## GOAL OF THE EXERCISE
Print, word for word, the opening line of the data below and every line after it through the line that contains "const chart = echarts.init(document.getElementById('chart'));", but not the pictures.
— Begin SUPPLIED INFORMATION —
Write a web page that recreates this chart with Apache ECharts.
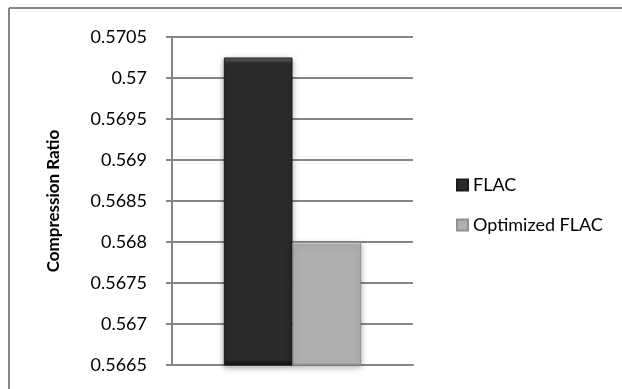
<!DOCTYPE html>
<html>
<head>
<meta charset="utf-8">
<script src="https://cdn.jsdelivr.net/npm/echarts@6/dist/echarts.min.js"></script>
<style>
  html, body { margin: 0; padding: 0; background: #fff; }
  #chart { width: 622px; height: 389px; }
</style>
</head>
<body>
<div id="chart"></div>
<script>
const categories = ['Compression'];
const seriesNames = ['FLAC', 'Optimized FLAC'];
const flacValues = [0.57025];
const optimizedValues = [0.568];
const yMin = 0.5665;
const yMax = 0.5705;
const yStep = 0.0005;

const gray = '#868686';
const font = 'Lato, "Noto Sans", sans-serif';

const chart = echarts.init(document.getElementById('chart'));

function bevelColor(base, light, dark) {
  return {
    type: 'linear', x: 0, y: 0, x2: 0, y2: 1,
    colorStops: [
      { offset: 0, color: light },
      { offset: 0.02, color: base },
      { offset: 0.98, color: base },
      { offset: 1, color: dark }
    ]
  };
}

chart.setOption({
  animation: false,
  textStyle: { fontFamily: font },
  grid: { left: 172, right: 209, top: 37, bottom: 24 },
  legend: {
    orient: 'vertical',
    left: 451,
    top: 171,
    itemWidth: 11,
    itemHeight: 11,
    itemGap: 22,
    icon: 'rect',
    textStyle: { fontFamily: font, fontSize: 18, color: '#000' },
    data: seriesNames
  },
  xAxis: {
    type: 'category',
    data: categories,
    axisLine: { lineStyle: { color: gray, width: 2 } },
    axisTick: { show: false },
    axisLabel: { show: false }
  },
  yAxis: {
    type: 'value',
    min: yMin,
    max: yMax,
    interval: yStep,
    name: 'Compression Ratio',
    nameLocation: 'middle',
    nameGap: 110,
    nameTextStyle: { fontFamily: font, fontSize: 17, fontWeight: 'bold', color: '#000' },
    axisLine: { show: true, lineStyle: { color: gray, width: 2 } },
    axisTick: { show: true, length: 6, lineStyle: { color: gray, width: 2 } },
    axisLabel: {
      fontFamily: font, fontSize: 18, color: '#000', margin: 25,
      formatter: v => String(parseFloat(v.toFixed(4)))
    },
    splitLine: { lineStyle: { color: gray, width: 2 } }
  },
  series: [
    {
      name: seriesNames[0],
      type: 'bar',
      data: flacValues,
      barGap: '0%',
      barCategoryGap: '43%',
      itemStyle: {
        color: bevelColor('#2b2b2b', '#6a6a6a', '#111'),
        borderColor: '#1a1a1a',
        borderWidth: 1,
        shadowColor: 'rgba(0,0,0,0.35)',
        shadowBlur: 6,
        shadowOffsetY: 2
      }
    },
    {
      name: seriesNames[1],
      type: 'bar',
      data: optimizedValues,
      itemStyle: {
        color: bevelColor('#b0b0b0', '#f2f2f2', '#8a8a8a'),
        borderColor: '#8f8f8f',
        borderWidth: 1,
        shadowColor: 'rgba(0,0,0,0.3)',
        shadowBlur: 6,
        shadowOffsetY: 2
      }
    }
  ],
  graphic: [
    { type: 'line', shape: { x1: 9, y1: 8, x2: 622, y2: 8 }, style: { stroke: gray, lineWidth: 2 } },
    { type: 'line', shape: { x1: 9, y1: 8, x2: 9, y2: 389 }, style: { stroke: gray, lineWidth: 2 } }
  ]
});
</script>
</body>
</html>
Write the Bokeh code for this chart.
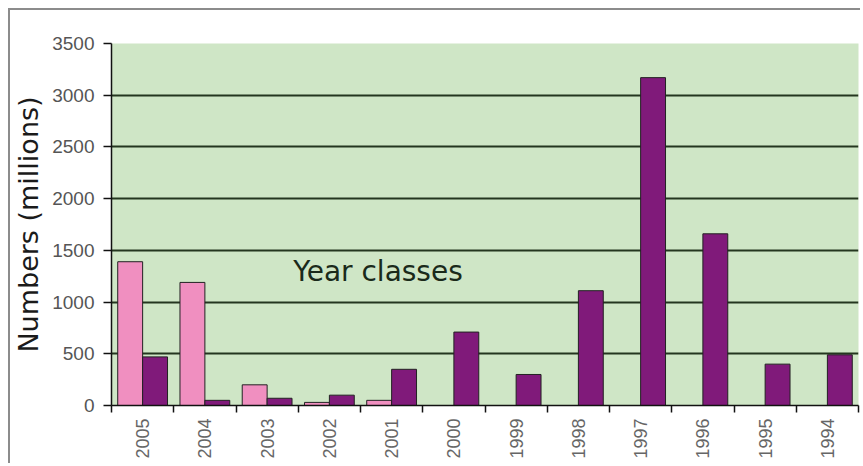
from bokeh.plotting import figure
from bokeh.models import ColumnDataSource, FixedTicker, Label, Range1d
from bokeh.transform import dodge
from bokeh.embed import file_html
from bokeh.resources import INLINE
import math

# ---- data ----
years = ["2005", "2004", "2003", "2002", "2001", "2000", "1999", "1998", "1997", "1996", "1995", "1994"]
juvenile = [1390, 1190, 200, 30, 50, None, None, None, None, None, None, None]
adult = [470, 50, 70, 100, 350, 710, 300, 1110, 3170, 1660, 400, 490]
y_ticks = [0, 500, 1000, 1500, 2000, 2500, 3000, 3500]

nan = float("nan")
centers = [i + 0.5 for i in range(len(years))]
src = ColumnDataSource(dict(
    c=centers,
    juv=[nan if v is None else v for v in juvenile],
    adu=adult,
))

p = figure(width=852, height=455, output_backend="svg", toolbar_location=None,
           x_range=Range1d(0, len(years)), y_range=Range1d(0, 3500),
           min_border_left=99, min_border_right=4, min_border_top=33, min_border_bottom=60)
p.styles = {"margin-left": "8px", "margin-top": "8px",
            "border-left": "2px solid #8c8c8c", "border-top": "2px solid #8c8c8c"}

p.background_fill_color = "#cfe6c6"
p.border_fill_color = "white"
p.outline_line_color = None

# bars
p.vbar(x=dodge("c", -0.2), top="juv", width=0.4, source=src,
       fill_color="#f08fc0", line_color="#222222", line_width=1)
p.vbar(x=dodge("c", 0.2), top="adu", width=0.4, source=src,
       fill_color="#801a7a", line_color="#222222", line_width=1)

# grid
p.xgrid.grid_line_color = None
p.ygrid.ticker = FixedTicker(ticks=y_ticks[1:-1])
p.ygrid.grid_line_color = "#24361f"
p.ygrid.grid_line_width = 2

# y axis
p.yaxis.ticker = FixedTicker(ticks=y_ticks)
p.yaxis.axis_label = "Numbers (millions)"
p.yaxis.axis_label_text_font = "DejaVu Sans"
p.yaxis.axis_label_text_font_size = "27px"
p.yaxis.axis_label_text_font_style = "normal"
p.yaxis.axis_label_text_color = "#1a1a1a"
p.yaxis.axis_label_standoff = 5
p.yaxis.major_label_text_font = "Liberation Sans"
p.yaxis.major_label_text_font_size = "19px"
p.yaxis.major_label_text_color = "#555555"
p.yaxis.major_label_standoff = 9
p.yaxis.major_tick_in = 0
p.yaxis.major_tick_out = 8
p.yaxis.minor_tick_line_color = None
p.yaxis.axis_line_color = "#111111"
p.yaxis.axis_line_width = 1.5
p.yaxis.major_tick_line_color = "#111111"
p.yaxis.major_tick_line_width = 1.5

# x axis: labels at category centres, ticks at category boundaries
p.xaxis.ticker = FixedTicker(ticks=centers, minor_ticks=list(range(len(years) + 1)))
p.xaxis.major_label_overrides = {c: y for c, y in zip(centers, years)}
p.xaxis.major_label_orientation = math.pi / 2
p.xaxis.major_label_text_font = "Liberation Sans"
p.xaxis.major_label_text_font_size = "18px"
p.xaxis.major_label_text_color = "#666666"
p.xaxis.major_tick_line_color = None
p.xaxis.major_tick_in = 0
p.xaxis.major_tick_out = 0
p.xaxis.major_label_standoff = 6
p.xaxis.minor_tick_in = 0
p.xaxis.minor_tick_out = 7
p.xaxis.minor_tick_line_color = "#111111"
p.xaxis.minor_tick_line_width = 1.5
p.xaxis.axis_line_color = "#111111"
p.xaxis.axis_line_width = 1.5

p.add_layout(Label(x=2.92, y=1300, text="Year classes", text_font="DejaVu Sans",
                   text_font_size="28px", text_color="#1a2a1a", text_baseline="middle"))

open("out.html", "w").write(file_html(p, INLINE))
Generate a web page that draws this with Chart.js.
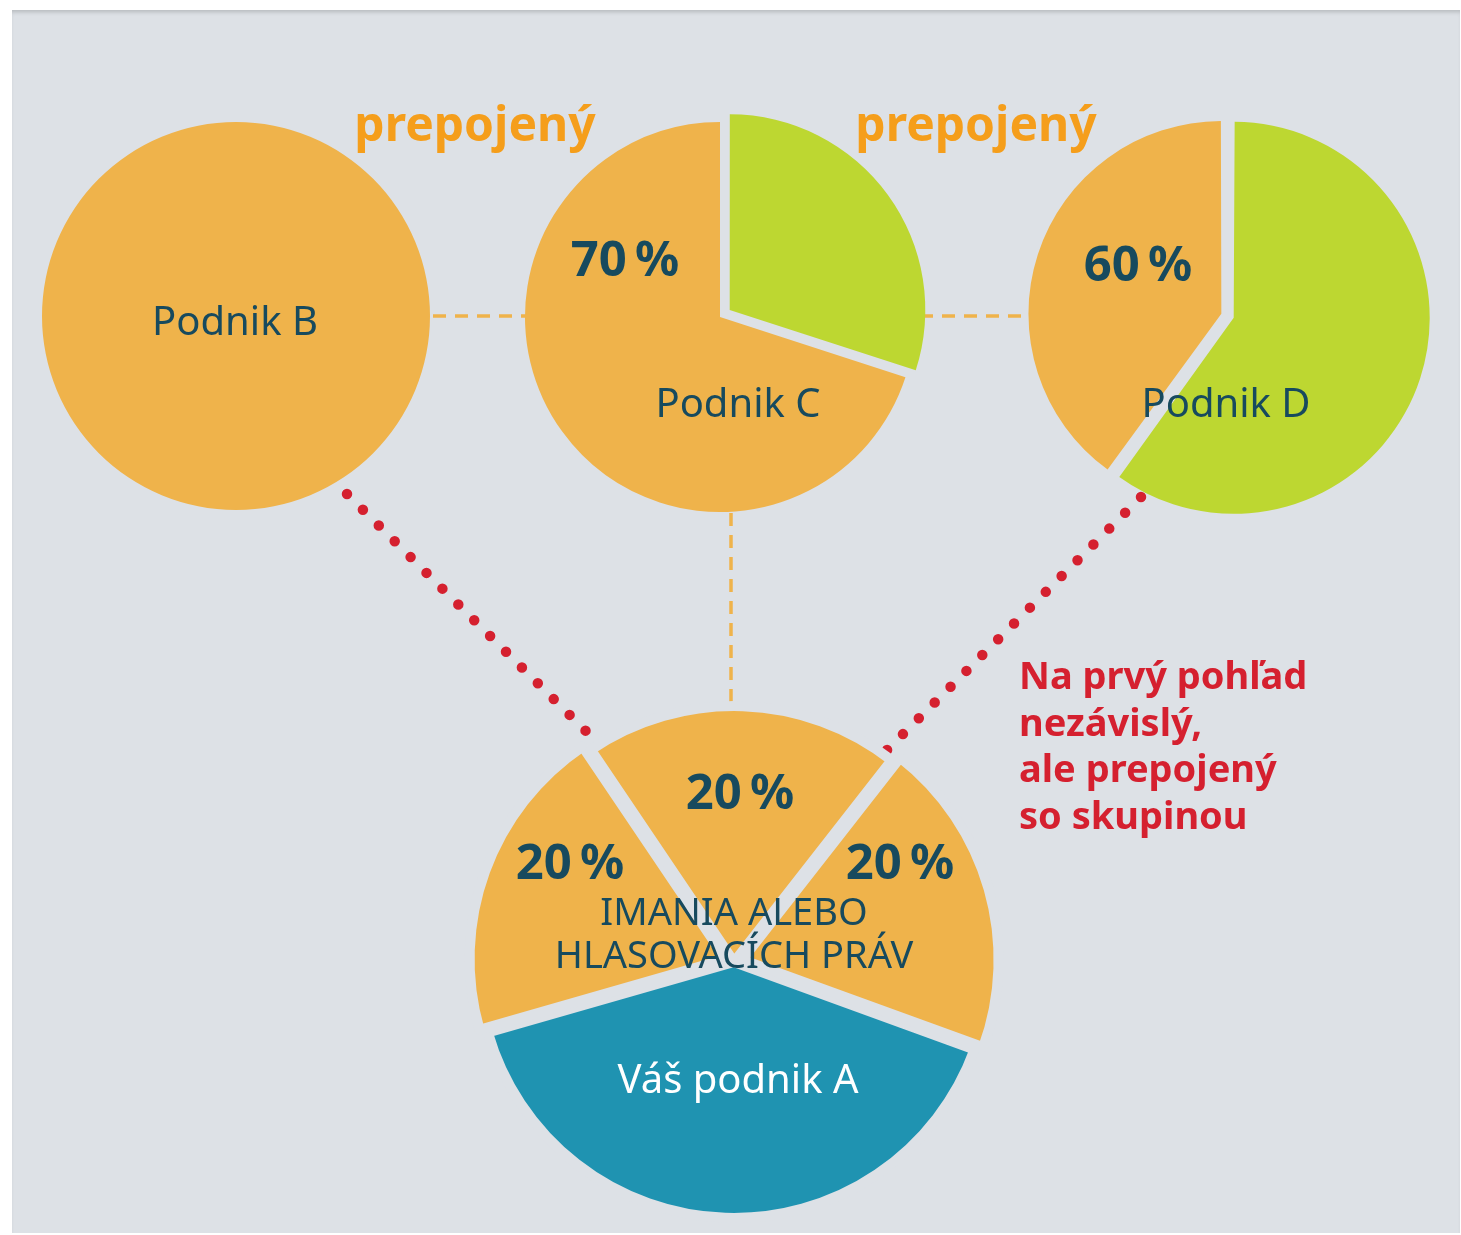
<!DOCTYPE html>
<html>
<head>
<meta charset="utf-8">
<script src="https://cdn.jsdelivr.net/npm/chart.js@4/dist/chart.umd.min.js"></script>
<style>
  body { margin: 0; background: #fff; font-family: 'Noto Sans', sans-serif; }
  #page { position: relative; width: 1461px; height: 1235px; overflow: hidden; }
  #panel { position: absolute; left: 12px; top: 10px; width: 1448px; height: 1223px;
           background: #dde1e6; box-shadow: inset 0 4px 4px -2px rgba(0,0,0,0.18); }
  canvas { position: absolute; }
  svg { position: absolute; left: 0; top: 0; }
  .lbl { position: absolute; transform: translate(-50%, -50%); white-space: nowrap; color: #174a5e; }
  .name { font-size: 40px; }
  .pct { font-size: 49px; font-weight: 700; }
  .link { font-size: 48px; font-weight: 700; color: #f59e1b; }
  .caps { font-size: 38px; line-height: 43px; text-align: center; }
  #note { position: absolute; left: 1019px; top: 651px; font-size: 38px; line-height: 46.5px;
          font-weight: 700; color: #d5202f; white-space: nowrap; }
</style>
</head>
<body>
<div id="page">
  <div id="panel"></div>
  <svg width="1461" height="1235">
    <g stroke="#efb34b" stroke-width="3.5" stroke-dasharray="13 9" fill="none">
      <line x1="433" y1="316" x2="526" y2="316"/>
      <line x1="920" y1="316" x2="1030" y2="316"/>
      <line x1="731" y1="513" x2="731" y2="712"/>
    </g>
    <g stroke="#d5202f" stroke-width="10.5" stroke-linecap="round" stroke-dasharray="0 22.4" fill="none">
      <line x1="347" y1="494" x2="603" y2="748"/>
      <line x1="1141" y1="497" x2="886" y2="751"/>
    </g>
  </svg>
  <canvas id="pieB"></canvas>
  <canvas id="pieC"></canvas>
  <canvas id="pieD"></canvas>
  <canvas id="pieA"></canvas>
  <div id="labels"></div>
  <div id="note"></div>
</div>
<script>
'use strict'
// data of the four companies (shares in %)
const pieNames = ['Podnik B', 'Podnik C', 'Podnik D', 'Váš podnik A'];
const sharesB = [100];
const sharesC = [30, 70];          // green part, orange part
const sharesD = [60, 40];          // green part, orange part
const sharesA = [40, 20, 20, 20];  // own (blue), then B, C, D
const pctC = '70\u2009%';
const pctD = '60\u2009%';
const pctA = ['20\u2009%', '20\u2009%', '20\u2009%'];
const linkText = 'prepojený';
const capsLines = ['IMANIA ALEBO', 'HLASOVACÍCH PRÁV'];
const noteLines = ['Na prvý pohľad', 'nezávislý,', 'ale prepojený', 'so skupinou'];

const orange = '#efb34b';
const green = '#bdd731';
const blue = '#1f93b1';
const bg = '#dde1e6';

// one chart for each pie, canvas centered on (cx, cy)
function makePie(id, cx, cy, r, data, colors, extra) {
    let size = Math.round(2 * r + 80);
    let cv = document.getElementById(id);
    cv.width = size;
    cv.height = size;
    cv.style.left = (cx - size / 2) + 'px';
    cv.style.top = (cy - size / 2) + 'px';
    return new Chart(cv, {
        type: 'pie',
        data: {
            labels: data.map((v, i) => id + '_' + i),
            datasets: [Object.assign({
                data: data,
                backgroundColor: colors,
                borderWidth: 0
            }, extra.ds || {})]
        },
        options: {
            responsive: false,
            animation: false,
            events: [],
            radius: r,
            rotation: extra.rotation || 0,
            layout: { padding: 0 },
            plugins: { legend: { display: false }, tooltip: { enabled: false } }
        }
    });
}

makePie('pieB', 236, 316, 194, sharesB, [orange], {});
makePie('pieC', 720, 317, 195, sharesC, [green, orange], { ds: { offset: [48, 0] } });
makePie('pieD', 1228, 316, 190, sharesD, [green, orange], { ds: { offset: [24, 28] } });
makePie('pieA', 734, 962, 256, sharesA, [blue, orange, orange, orange],
    { rotation: 110, ds: { borderWidth: 10, borderColor: bg, borderJoinStyle: 'round', offset: [0, 34, 0, 34] } });

// texts
let labels = document.getElementById('labels');
function addLabel(text, x, y, cls, color) {
    let d = document.createElement('div');
    d.className = 'lbl ' + cls;
    d.style.left = x + 'px';
    d.style.top = y + 'px';
    d.innerHTML = text;
    if (color) d.style.color = color;
    labels.appendChild(d);
}
addLabel(linkText, 475, 122, 'link');
addLabel(linkText, 976, 122, 'link');
addLabel(pieNames[0], 235, 319, 'name');
addLabel(pctC, 625, 257, 'pct');
addLabel(pieNames[1], 738, 401, 'name');
addLabel(pctD, 1138, 262, 'pct');
addLabel(pieNames[2], 1226, 401, 'name');
addLabel(pctA[1], 740, 790, 'pct');
addLabel(pctA[0], 570, 860, 'pct');
addLabel(pctA[2], 900, 860, 'pct');
addLabel(capsLines.join('<br>'), 734, 932, 'caps');
addLabel(pieNames[3], 738, 1077, 'name', '#ffffff');

document.getElementById('note').innerHTML = noteLines.join('<br>');
</script>
</body>
</html>
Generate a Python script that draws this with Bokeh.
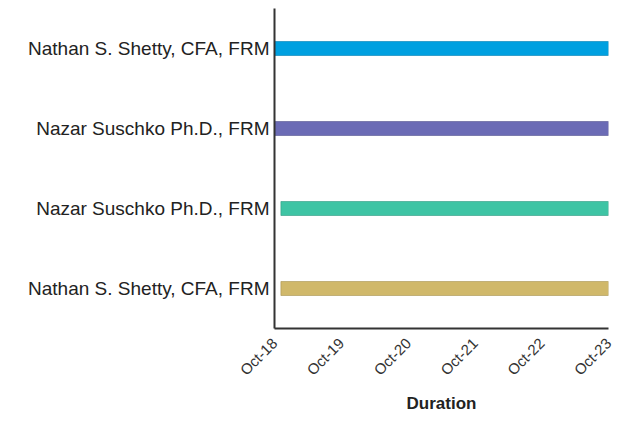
import math
import pandas as pd
from bokeh.plotting import figure
from bokeh.models import ColumnDataSource, FixedTicker, Range1d
from bokeh.embed import file_html
from bokeh.resources import INLINE

names = ["Nathan S. Shetty, CFA, FRM", "Nazar Suschko Ph.D., FRM",
         "Nazar Suschko Ph.D., FRM", "Nathan S. Shetty, CFA, FRM"]
starts = ["2018-10-01", "2018-10-01", "2018-11-05", "2018-11-05"]
ends = ["2023-10-01", "2023-10-01", "2023-10-01", "2023-10-01"]
colors = ["#00a0e0", "#6b6bb5", "#3ec4a4", "#d0b86a"]
edge_colors = ["#007fb3", "#55558f", "#2f9a80", "#a89350"]
tick_dates = ["2018-10-01", "2019-10-01", "2020-10-01", "2021-10-01", "2022-10-01", "2023-10-01"]
tick_labels = ["Oct-18", "Oct-19", "Oct-20", "Oct-21", "Oct-22", "Oct-23"]

ypos = [3, 2, 1, 0]
src = ColumnDataSource(dict(
    y=ypos,
    left=pd.to_datetime(starts),
    right=pd.to_datetime(ends),
    color=colors,
    edge=edge_colors,
))

x0 = pd.Timestamp(tick_dates[0])
x1 = pd.Timestamp(tick_dates[-1])

p = figure(width=624, height=416, output_backend="svg", toolbar_location=None,
           x_axis_type="datetime",
           x_range=Range1d(x0, x1), y_range=Range1d(-0.5, 3.5),
           min_border_left=274, min_border_right=16, min_border_top=8, min_border_bottom=86)
p.hbar(y="y", left="left", right="right", height=0.175, source=src,
       fill_color="color", line_color="edge", line_width=1, line_alpha=0.6)

p.outline_line_color = None
p.grid.visible = False
p.background_fill_color = "white"
p.border_fill_color = "white"

tick_ms = [pd.Timestamp(d).value / 1e6 for d in tick_dates]
xa = p.xaxis[0]
xa.ticker = FixedTicker(ticks=tick_ms)
xa.major_label_overrides = {t: lab for t, lab in zip(tick_ms, tick_labels)}
xa.major_label_orientation = math.pi / 4
xa.major_tick_line_color = None
xa.major_tick_out = 0
xa.major_tick_in = 0
xa.minor_tick_line_color = None
xa.minor_tick_out = 0
xa.axis_line_color = "#333333"
xa.axis_line_width = 2
xa.major_label_text_font = "Liberation Sans"
xa.major_label_text_font_size = "15px"
xa.major_label_text_color = "#333333"
xa.major_label_standoff = 12
xa.axis_label = "Duration"
xa.axis_label_text_font = "Liberation Sans"
xa.axis_label_text_font_style = "bold"
xa.axis_label_text_font_size = "17px"
xa.axis_label_text_color = "#222222"
xa.axis_label_standoff = 7

ya = p.yaxis[0]
ya.ticker = FixedTicker(ticks=ypos)
ya.major_label_overrides = {y: n for y, n in zip(ypos, names)}
ya.major_tick_line_color = None
ya.major_tick_out = 0
ya.major_tick_in = 0
ya.minor_tick_line_color = None
ya.minor_tick_out = 0
ya.axis_line_color = "#333333"
ya.axis_line_width = 2
ya.major_label_text_font = "Liberation Sans"
ya.major_label_text_font_size = "19px"
ya.major_label_text_color = "#222222"
ya.major_label_standoff = 5

open("out.html", "w").write(file_html(p, INLINE))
— End SUPPLIED INFORMATION —
## EXERCISE SOLUTION
Write a web page that recreates this chart with Apache ECharts.
<!DOCTYPE html>
<html>
<head>
<meta charset="utf-8">
<script src="https://cdn.jsdelivr.net/npm/echarts@6/dist/echarts.min.js"></script>
<style>
  html, body { margin: 0; padding: 0; background: #fff; }
  #chart { width: 622px; height: 389px; }
</style>
</head>
<body>
<div id="chart"></div>
<script>
const categories = ['Compression'];
const seriesNames = ['FLAC', 'Optimized FLAC'];
const flacValues = [0.57025];
const optimizedValues = [0.568];
const yMin = 0.5665;
const yMax = 0.5705;
const yStep = 0.0005;

const gray = '#868686';
const font = 'Lato, "Noto Sans", sans-serif';

const chart = echarts.init(document.getElementById('chart'));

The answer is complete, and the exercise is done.